Wisconsin DNR Set to Buy Largest Land Acquisition in the State's History

By KBJR News 1

Wisconsin DNR Set to Buy Largest Land Acquisition in the State's History

May 17, 2012 Updated Nov 1, 2013 at 6:43 AM CDT

Brule, MN (Northland's NewsCenter) --- The Wisconsin Department of Natural Resources (DNR) is set to buy over 67,000 acres of land from the Lyme St. Croix Forest Company in the largest recreational and forest land acquisition in the state's history.

The land, which will be named the Brule-St. Croix Legacy Forest, is located at the headwaters of the St. Croix and Bois-Brule rivers in the state’s northwest sands area in Douglas, Bayfield, Burnett and Washburn Counties.

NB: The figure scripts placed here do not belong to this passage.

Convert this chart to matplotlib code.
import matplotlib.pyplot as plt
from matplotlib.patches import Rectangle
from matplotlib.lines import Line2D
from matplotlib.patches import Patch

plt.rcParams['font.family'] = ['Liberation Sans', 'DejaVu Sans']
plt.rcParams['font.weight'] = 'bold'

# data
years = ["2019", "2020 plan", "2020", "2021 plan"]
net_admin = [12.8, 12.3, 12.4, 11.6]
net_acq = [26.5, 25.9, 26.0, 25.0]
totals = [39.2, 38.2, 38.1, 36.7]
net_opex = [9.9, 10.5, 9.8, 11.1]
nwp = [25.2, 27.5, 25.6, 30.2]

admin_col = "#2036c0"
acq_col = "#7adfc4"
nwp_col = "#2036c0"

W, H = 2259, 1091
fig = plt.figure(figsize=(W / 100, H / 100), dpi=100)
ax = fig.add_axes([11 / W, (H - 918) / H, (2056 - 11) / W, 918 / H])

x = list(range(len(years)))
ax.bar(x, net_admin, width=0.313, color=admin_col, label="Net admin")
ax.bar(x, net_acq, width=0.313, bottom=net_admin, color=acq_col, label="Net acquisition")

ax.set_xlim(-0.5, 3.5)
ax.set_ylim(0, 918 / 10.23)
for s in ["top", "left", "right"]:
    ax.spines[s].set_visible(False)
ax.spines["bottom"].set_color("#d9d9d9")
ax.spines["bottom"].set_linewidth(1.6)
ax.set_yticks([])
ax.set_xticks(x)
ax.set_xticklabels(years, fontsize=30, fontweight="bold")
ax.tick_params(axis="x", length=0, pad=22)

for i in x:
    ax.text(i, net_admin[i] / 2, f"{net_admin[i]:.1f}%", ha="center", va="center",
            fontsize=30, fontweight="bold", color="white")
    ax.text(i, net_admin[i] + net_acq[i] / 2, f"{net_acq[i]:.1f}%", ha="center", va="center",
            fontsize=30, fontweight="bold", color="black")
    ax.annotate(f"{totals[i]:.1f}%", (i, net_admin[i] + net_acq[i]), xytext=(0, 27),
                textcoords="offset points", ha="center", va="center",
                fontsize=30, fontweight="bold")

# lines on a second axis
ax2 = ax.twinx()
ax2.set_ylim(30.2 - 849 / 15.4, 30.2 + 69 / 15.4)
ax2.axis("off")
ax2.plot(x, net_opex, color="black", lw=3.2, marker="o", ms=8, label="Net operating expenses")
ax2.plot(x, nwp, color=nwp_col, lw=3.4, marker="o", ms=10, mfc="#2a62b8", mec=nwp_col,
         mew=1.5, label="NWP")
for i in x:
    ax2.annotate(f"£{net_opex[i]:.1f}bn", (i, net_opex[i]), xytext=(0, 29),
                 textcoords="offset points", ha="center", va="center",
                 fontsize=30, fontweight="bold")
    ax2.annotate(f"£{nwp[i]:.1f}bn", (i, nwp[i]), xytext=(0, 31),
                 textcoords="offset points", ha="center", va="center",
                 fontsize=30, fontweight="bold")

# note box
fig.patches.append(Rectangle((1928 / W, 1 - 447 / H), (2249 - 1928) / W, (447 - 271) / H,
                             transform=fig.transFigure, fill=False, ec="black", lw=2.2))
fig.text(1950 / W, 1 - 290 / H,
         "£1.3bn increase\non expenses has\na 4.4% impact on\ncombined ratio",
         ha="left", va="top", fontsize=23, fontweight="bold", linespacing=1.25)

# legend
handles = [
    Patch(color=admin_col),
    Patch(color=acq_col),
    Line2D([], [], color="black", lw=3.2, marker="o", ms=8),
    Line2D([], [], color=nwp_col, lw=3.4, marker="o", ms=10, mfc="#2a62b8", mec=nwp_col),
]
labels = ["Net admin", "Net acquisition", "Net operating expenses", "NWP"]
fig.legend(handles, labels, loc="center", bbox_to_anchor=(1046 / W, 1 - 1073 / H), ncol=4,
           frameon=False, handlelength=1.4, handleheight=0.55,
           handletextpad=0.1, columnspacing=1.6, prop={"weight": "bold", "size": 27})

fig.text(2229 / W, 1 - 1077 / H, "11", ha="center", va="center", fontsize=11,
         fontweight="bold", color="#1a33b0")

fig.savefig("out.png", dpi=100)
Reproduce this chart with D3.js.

This proposed piece of land includes 80 small lakes and ponds, 14 miles of streams, and a globally significant pine barrens habitat.

About 20,000 acres of the purchase are located within the Brule River State Forest boundaries.

DNR Secretary Cathy Stepp says that this purchase will open up more area for hunting, fishing, trapping, hiking, skiing, bird-watching, and ATV and snowmobile trails.

“At the same time, the land remains in private ownership, on the tax rolls and will be managed sustainably for forestry purposes," added Stepp. "It’s a win-win for everybody that will help maintain the celebrated forested character of the north.”

The DNR will review the proposed purchase of the 67,000 acres and once approved, will send the proposal to the Wisconsin legislature and the Governor for the final approval.

The DNR plans to purchase all 67,346 acres of land in two phases. In the first phase, the DNR will purchase 44,679 acres of the forest as a working forest easement. This first phase will cost $11,260,000.'

In the second phase, the DNR will purchase the remaining 22,667 at a price of $6,007,000, also as a working forest easement. The second phase transaction won't happen until 2014.

The entire 67,346 acres will cost $17,267,000.

A working forest easement allows the purchased land to be open to the public while the property remains under private ownership, keeping property on the tax rolls, allowing sustainable timber harvest practices and minimizing state costs with the low easement versus full ownership cost.